Panna Wodna na przemyskim zamku
22 października 2018Operetka ,,Panna Wodna’’ wystawiona na scenie PCKiN Zamek to kolejna impreza, która wpisuje się w cykl obchodów 100. rocznicy odzyskania przez Polskę niepodległości.
W nastrój wieczoru poświęconego Niepodległej, wprowadził zamkową publiczność słowem wstępnym dr Sławomir Solecki, prorektor Państwowej Akademii Nauk Stosowanych
w Przemyślu, która była współorganizatorem tego wydarzenia.
Przed rozpoczęciem właściwego spektaklu, jego wykonawcy – artyści Teatru Muzycznego ,,Olimp’’ Towarzystwa Muzycznego w Rzeszowie, zaśpiewali kilka piosenek; m.in. ,,Płynie Wisła…’’ i ,,Jak długo na Wawelu…’’, które rozgrzały serca publiczności. Widzowie dali się ponieść, nucąc wspólnie.
,,Panna Wodna’’ miała swoją prapremierę w Warszawie, zaledwie miesiąc przed wybuchem II wojny światowej. Odniosła wówczas sukces. Po wojnie zyskała popularność i była wielokrotnie wystawiana, a jej melodie stały się chętnie śpiewanymi szlagierami. Należy do nich np. słynne tango ,, Morze, szumiące, kołyszące szumem fal…’’.
Treścią operetki są zabawne perypetie pasażerów i załogi polskiego statku ,,Panna Wodna’’ (istniał naprawdę) podczas rejsu z Hawajów do portu w Gdyni, który był chlubą międzywojennej Polski. Na pokładzie są m.in. biznesmen z rodziną, stęskniona za krajem pasażerka na gapę i poszukująca miłostek młoda dama. Przeżycia osobiste bohaterów przeplatają się z wątkami patriotycznymi; szczególnie zaakcentowana jest radość z odzyskania przez Polskę dostępu do morza.
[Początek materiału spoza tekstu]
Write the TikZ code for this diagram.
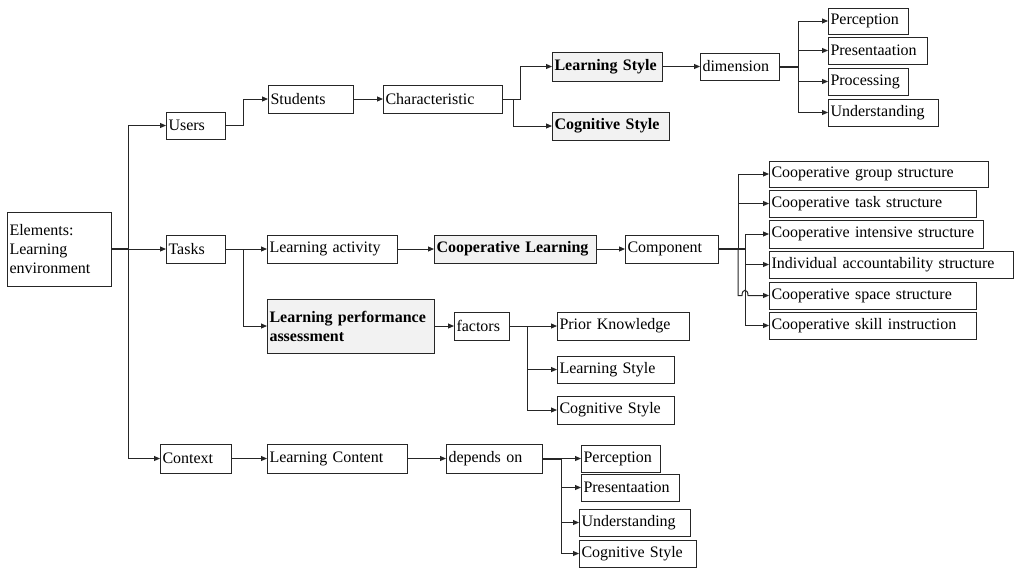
\documentclass[tikz,border=0pt]{standalone}
\usepackage{fontspec}
\setmainfont{Liberation Serif}
\usetikzlibrary{arrows.meta}
\definecolor{linec}{HTML}{262626}
\definecolor{hilite}{HTML}{F2F2F2}
\tikzset{
  box/.style={draw=linec, line width=1pt, anchor=north west, inner xsep=2.5pt,
    inner ysep=0pt, outer sep=0pt, align=left, font=\fontsize{16}{19}\selectfont},
  keybox/.style={box, fill=hilite, font=\fontsize{16}{19}\selectfont\bfseries},
  link/.style={draw=linec, line width=1pt, -{Triangle[length=6pt,width=5pt]}},
  trunk/.style={draw=linec, line width=2pt},
}
\begin{document}
\begin{tikzpicture}[x=1pt, y=-1pt]
\useasboundingbox (0,0) rectangle (1014,568);

% root and first level
\node[box, text width=99pt, minimum height=74pt] (elem) at (7,212) {Elements:\\Learning\\environment};
\node[box, text width=54pt, minimum height=27pt] (users) at (166,112) {Users};
\node[box, text width=54pt, minimum height=28pt] (tasks) at (166,235) {Tasks};
\node[box, text width=66pt, minimum height=29pt] (context) at (160,444) {Context};

% users branch
\node[box, text width=80pt, minimum height=28pt] (students) at (268,85) {Students};
\node[box, text width=114pt, minimum height=28pt] (char) at (383,85) {Characteristic};
\node[keybox, text width=105pt, minimum height=29pt] (ls) at (552,52) {Learning Style};
\node[keybox, text width=112pt, minimum height=28pt] (cs) at (552,112) {Cognitive Style};
\node[box, text width=74pt, minimum height=27pt] (dim) at (700,53) {dimension};
\node[box, text width=75pt, minimum height=26pt] (perA) at (828,8) {Perception};
\node[box, text width=94pt, minimum height=27pt] (preA) at (828,37) {Presentaation};
\node[box, text width=75pt, minimum height=27pt] (proA) at (828,68) {Processing};
\node[box, text width=105pt, minimum height=27pt] (undA) at (828,99) {Understanding};

% tasks branch
\node[box, text width=125pt, minimum height=28pt] (la) at (267,235) {Learning activity};
\node[keybox, text width=157pt, minimum height=28pt] (cl) at (434,235) {Cooperative Learning};
\node[box, text width=88pt, minimum height=28pt] (comp) at (625,235) {Component};
\node[box, text width=214pt, minimum height=26pt] (s1) at (769,161) {Cooperative group structure};
\node[box, text width=202pt, minimum height=27pt] (s2) at (769,190) {Cooperative task structure};
\node[box, text width=209pt, minimum height=28pt] (s3) at (769,220) {Cooperative intensive structure};
\node[box, text width=239pt, minimum height=27pt] (s4) at (769,251) {Individual accountability structure};
\node[box, text width=202pt, minimum height=27pt] (s5) at (769,282) {Cooperative space structure};
\node[box, text width=202pt, minimum height=27pt] (s6) at (769,312) {Cooperative skill instruction};
\node[keybox, text width=162pt, minimum height=54pt] (lpa) at (267,299) {Learning performance\\assessment};
\node[box, text width=50pt, minimum height=28pt] (fac) at (454,312) {factors};
\node[box, text width=127pt, minimum height=28pt] (pk) at (557,312) {Prior Knowledge};
\node[box, text width=112pt, minimum height=27pt] (lsB) at (557,356) {Learning Style};
\node[box, text width=112pt, minimum height=28pt] (csB) at (557,396) {Cognitive Style};

% context branch
\node[box, text width=135pt, minimum height=29pt] (lc) at (267,444) {Learning Content};
\node[box, text width=91pt, minimum height=29pt] (dep) at (446,444) {depends on};
\node[box, text width=74pt, minimum height=27pt] (perC) at (581,445) {Perception};
\node[box, text width=93pt, minimum height=27pt] (preC) at (581,474) {Presentaation};
\node[box, text width=106pt, minimum height=27pt] (undC) at (579,509) {Understanding};
\node[box, text width=112pt, minimum height=27pt] (csC) at (579,540) {Cognitive Style};

% connectors from the root
\coordinate (root) at ([xshift=17pt]elem.east);
\draw[trunk] (elem.east) -- (root);
\draw[link] (root) |- (users.west);
\draw[link] (root) -- (tasks.west);
\draw[link] (root) |- (context.west);

% users connectors
\draw[link] (users.east) -- ++(18,0) |- (students.west);
\draw[link] (students.east) -- (char.west);
\draw[link] (char.east) -- ++(18,0) |- (ls.west);
\draw[link] ([xshift=11pt]char.east) |- (cs.west);
\draw[link] (ls.east) -- (dim.west);
\coordinate (dimfork) at ([xshift=19pt]dim.east);
\draw[trunk] (dim.east) -- (dimfork);
\foreach \t in {perA,preA,proA,undA} \draw[link] (dimfork) |- (\t.west);

% tasks connectors
\draw[link] (tasks.east) -- (la.west);
\draw[link] ([xshift=18pt]tasks.east) |- (lpa.west);
\draw[link] (la.east) -- (cl.west);
\draw[link] (cl.east) -- (comp.west);
\coordinate (cfA) at ([xshift=20pt]comp.east);
\coordinate (cfB) at ([xshift=27pt]comp.east);
\draw[trunk] (comp.east) -- (cfB);
\draw[link] (cfA) |- (s1.west);
\draw[link] (cfA) |- (s2.west);
\draw[link] (cfB) |- (s3.west);
\draw[link] (cfB) |- (s4.west);
\draw[link] (cfA) |- ([xshift=-27pt]s5.west)
  .. controls +(0,-7) and +(0,-7) .. ([xshift=-21pt]s5.west) -- (s5.west);
\draw[link] (cfB) |- (s6.west);
\draw[link] (lpa.east) -- (fac.west);
\coordinate (facfork) at ([xshift=18pt]fac.east);
\draw[link] (fac.east) -- (pk.west);
\draw[link] (facfork) |- (lsB.west);
\draw[link] (facfork) |- (csB.west);

% context connectors
\draw[link] (context.east) -- (lc.west);
\draw[link] (lc.east) -- (dep.west);
\coordinate (depfork) at ([xshift=19pt]dep.east);
\draw[trunk] (dep.east) -- (depfork);
\foreach \t in {perC,preC,undC,csC} \draw[link] (depfork) |- (\t.west);
\end{tikzpicture}
\end{document}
A wszystko to w oprawie porywającej muzyki Jerzego Lawiny-Świętochowskiego.
Spektakl, na którym obecny był m.in. rektor PANS dr Paweł Trefler wraz z pracownikami
i słuchaczami uczelni, został ciepło przyjęty przez pełną widownię i nagrodzony rzęsistymi oklaskami.
* * *
Warto dodać, że ten wieczór na zamku stał się również okazją do integracji środowiska słuchaczy Uniwersytetów III Wieku, uczestniczących w programie „Kompetentny senior ambasadorem społeczeństwa wiedzy”. Ponadto wśród publiczności zasiadły byłe aktorki przemyskiego „Fredreum”, które wspominały swoje występy w „Pannie Wodnej”, wystawianej w latach 60. – 90. ub. wieku. Natomiast jednym z wykonawców, który pojawił się na scenie tego wieczoru, był p. Andrzej Jasiński pochodzący z podprzemyskiej Żurawicy.